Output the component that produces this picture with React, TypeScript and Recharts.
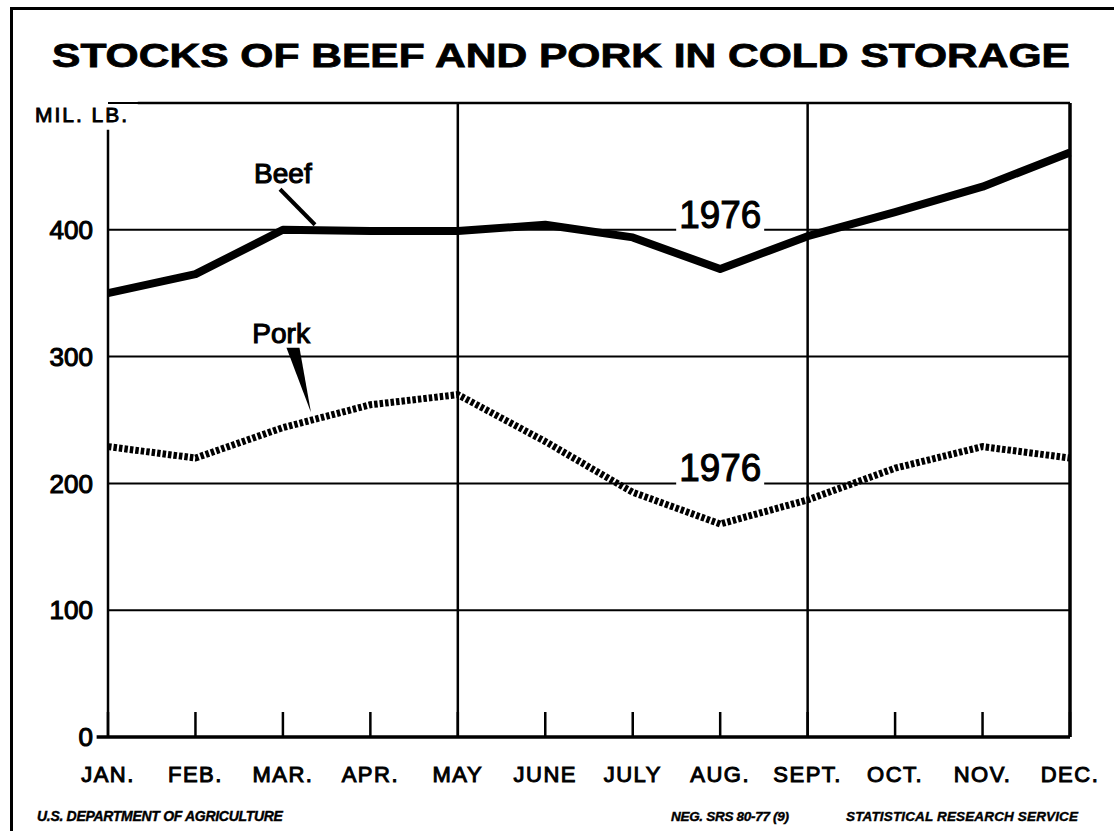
import React from 'react';
import {
    CartesianGrid,
    Line,
    LineChart,
    ReferenceDot,
    ReferenceLine,
    XAxis,
    YAxis,
} from 'recharts';

const FONT = '"Liberation Sans", Arial, Helvetica, sans-serif';

// monthly stocks, million pounds, 1976
const months = ['JAN.', 'FEB.', 'MAR.', 'APR.', 'MAY', 'JUNE', 'JULY', 'AUG.', 'SEPT.', 'OCT.', 'NOV.', 'DEC.'];
const beef = [350, 365, 400, 399, 399, 404, 394, 369, 395, 414, 434, 461];
const pork = [229, 220, 244, 262, 270, 233, 193, 168, 187, 212, 229, 220];
const yTicks = [0, 100, 200, 300, 400];
const monthIndex = months.map((_, i) => i);

const data = months.map((_, i) => ({m: i, beef: beef[i], pork: pork[i]}));

const MonthTick = (props: any) => {
    const {x, y, payload} = props;
    return (
        <g>
            <line x1={x} x2={x} y1={y} y2={y - 25} stroke="#000" strokeWidth={2.5}/>
            <text
                x={x}
                y={y + 45}
                textAnchor="middle"
                fontSize={22}
                letterSpacing={1.5}
                fill="#000"
                stroke="#000"
                strokeWidth={1}
                fontFamily={FONT}
            >
                {months[payload.value]}
            </text>
        </g>
    );
};

const YearLabel = (props: any) => {
    const {cx, cy} = props;
    return (
        <g>
            <rect x={cx - 44} y={cy - 4} width={88} height={8} fill="#fff"/>
            <text
                x={cx}
                y={cy - 2}
                textAnchor="middle"
                fontSize={39}
                textLength={82}
                lengthAdjust="spacingAndGlyphs"
                fill="#000"
                stroke="#000"
                strokeWidth={1.1}
                fontFamily={FONT}
            >
                1976
            </text>
        </g>
    );
};

const nameLabel = (name: string) => (props: any) => (
    <text
        x={props.cx}
        y={props.cy}
        textAnchor="middle"
        fontSize={28}
        fill="#000"
        stroke="#000"
        strokeWidth={1.1}
        fontFamily={FONT}
    >
        {name}
    </text>
);

const Wedge = (props: any) => {
    const {x1, y1, x2, y2} = props;
    return <polygon points={`${x1 - 6.5},${y1} ${x1 + 6.5},${y1} ${x2},${y2}`} fill="#000"/>;
};

export default function App() {
    return (
        <div style={{position: 'absolute', left: 0, top: 0, width: 1114, height: 831, background: '#fff', overflow: 'hidden'}}>
            <div
                style={{
                    position: 'absolute',
                    left: 10,
                    top: 7,
                    width: 1114,
                    height: 831,
                    borderTop: '3px solid #000',
                    borderLeft: '3px solid #000',
                }}
            />
            <LineChart
                width={1114}
                height={831}
                data={data}
                margin={{top: 103, right: 44, bottom: 44, left: 48}}
                style={{position: 'absolute', left: 0, top: 0}}
            >
                <CartesianGrid vertical={false} stroke="#000" strokeWidth={2}/>
                <XAxis
                    dataKey="m"
                    type="number"
                    domain={[0, 11]}
                    ticks={monthIndex}
                    interval={0}
                    height={50}
                    axisLine={false}
                    tickLine={false}
                    tickSize={0}
                    tickMargin={0}
                    tick={<MonthTick/>}
                />
                <YAxis
                    domain={[0, 500]}
                    ticks={yTicks}
                    width={60}
                    axisLine={false}
                    tickLine={false}
                    tickSize={0}
                    tickMargin={15}
                    tick={{fontSize: 26, fill: '#000', stroke: '#000', strokeWidth: 1.1, fontFamily: FONT}}
                />
                <ReferenceLine x={4} stroke="#000" strokeWidth={2.5}/>
                <ReferenceLine x={8} stroke="#000" strokeWidth={2.5}/>
                <ReferenceLine x={11} stroke="#000" strokeWidth={3.5}/>
                <ReferenceLine segment={[{x: 0, y: 0}, {x: 0, y: 479}]} stroke="#000" strokeWidth={2.5}/>
                <ReferenceLine segment={[{x: 0.34, y: 500}, {x: 11, y: 500}]} stroke="#000" strokeWidth={2.5}/>
                <ReferenceLine
                    segment={[{x: -0.13, y: 0}, {x: 11, y: 0}]}
                    ifOverflow="visible"
                    stroke="#000"
                    strokeWidth={3.5}
                />
                <Line
                    dataKey="beef"
                    type="linear"
                    stroke="#000"
                    strokeWidth={8}
                    strokeLinejoin="round"
                    dot={false}
                    activeDot={false}
                    isAnimationActive={false}
                />
                <Line
                    dataKey="pork"
                    type="linear"
                    stroke="#000"
                    strokeWidth={7}
                    strokeDasharray="3.5 2"
                    dot={false}
                    activeDot={false}
                    isAnimationActive={false}
                />
                <ReferenceLine segment={[{x: 1.967, y: 432}, {x: 2.367, y: 404}]} stroke="#000" strokeWidth={4}/>
                <ReferenceLine segment={[{x: 2.115, y: 307}, {x: 2.321, y: 256}]} shape={Wedge}/>
                <ReferenceDot x={2} y={437} shape={nameLabel('Beef')}/>
                <ReferenceDot x={1.98} y={311} shape={nameLabel('Pork')}/>
                <ReferenceDot x={7} y={400} shape={YearLabel}/>
                <ReferenceDot x={7} y={200} shape={YearLabel}/>
            </LineChart>
            <svg width={1114} height={831} style={{position: 'absolute', left: 0, top: 0, pointerEvents: 'none'}}>
                <text
                    x={52}
                    y={67}
                    textLength={1018}
                    lengthAdjust="spacingAndGlyphs"
                    fontSize={33}
                    fontWeight="bold"
                    fontFamily={FONT}
                    fill="#000"
                    stroke="#000"
                    strokeWidth={0.8}
                >
                    STOCKS OF BEEF AND PORK IN COLD STORAGE
                </text>
                <text x={35} y={122} textLength={92} fontSize={21} fontFamily={FONT} fill="#000" stroke="#000" strokeWidth={0.9}>
                    MIL. LB.
                </text>
                <text x={37} y={821} fontSize={14} fontWeight="bold" fontStyle="italic" letterSpacing={-0.3} fontFamily={FONT} fill="#000" stroke="#000" strokeWidth={0.4}>
                    U.S. DEPARTMENT OF AGRICULTURE
                </text>
                <text x={671} y={821} fontSize={13.5} fontWeight="bold" fontStyle="italic" letterSpacing={-0.3} fontFamily={FONT} fill="#000" stroke="#000" strokeWidth={0.4}>
                    NEG. SRS 80-77 (9)
                </text>
                <text x={846} y={821} textLength={232} fontSize={13.5} fontWeight="bold" fontStyle="italic" fontFamily={FONT} fill="#000" stroke="#000" strokeWidth={0.4}>
                    STATISTICAL RESEARCH SERVICE
                </text>
            </svg>
        </div>
    );
}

Written exercise → Repeat, with no pictures, each line from the beginning of the data through the line containing "const monthIndex = months.map((_, i) => i);", inclusive.

Worked solution →
Output the component that produces this picture with React, TypeScript and Recharts.
import React from 'react';
import {
    CartesianGrid,
    Line,
    LineChart,
    ReferenceDot,
    ReferenceLine,
    XAxis,
    YAxis,
} from 'recharts';

const FONT = '"Liberation Sans", Arial, Helvetica, sans-serif';

// monthly stocks, million pounds, 1976
const months = ['JAN.', 'FEB.', 'MAR.', 'APR.', 'MAY', 'JUNE', 'JULY', 'AUG.', 'SEPT.', 'OCT.', 'NOV.', 'DEC.'];
const beef = [350, 365, 400, 399, 399, 404, 394, 369, 395, 414, 434, 461];
const pork = [229, 220, 244, 262, 270, 233, 193, 168, 187, 212, 229, 220];
const yTicks = [0, 100, 200, 300, 400];
const monthIndex = months.map((_, i) => i);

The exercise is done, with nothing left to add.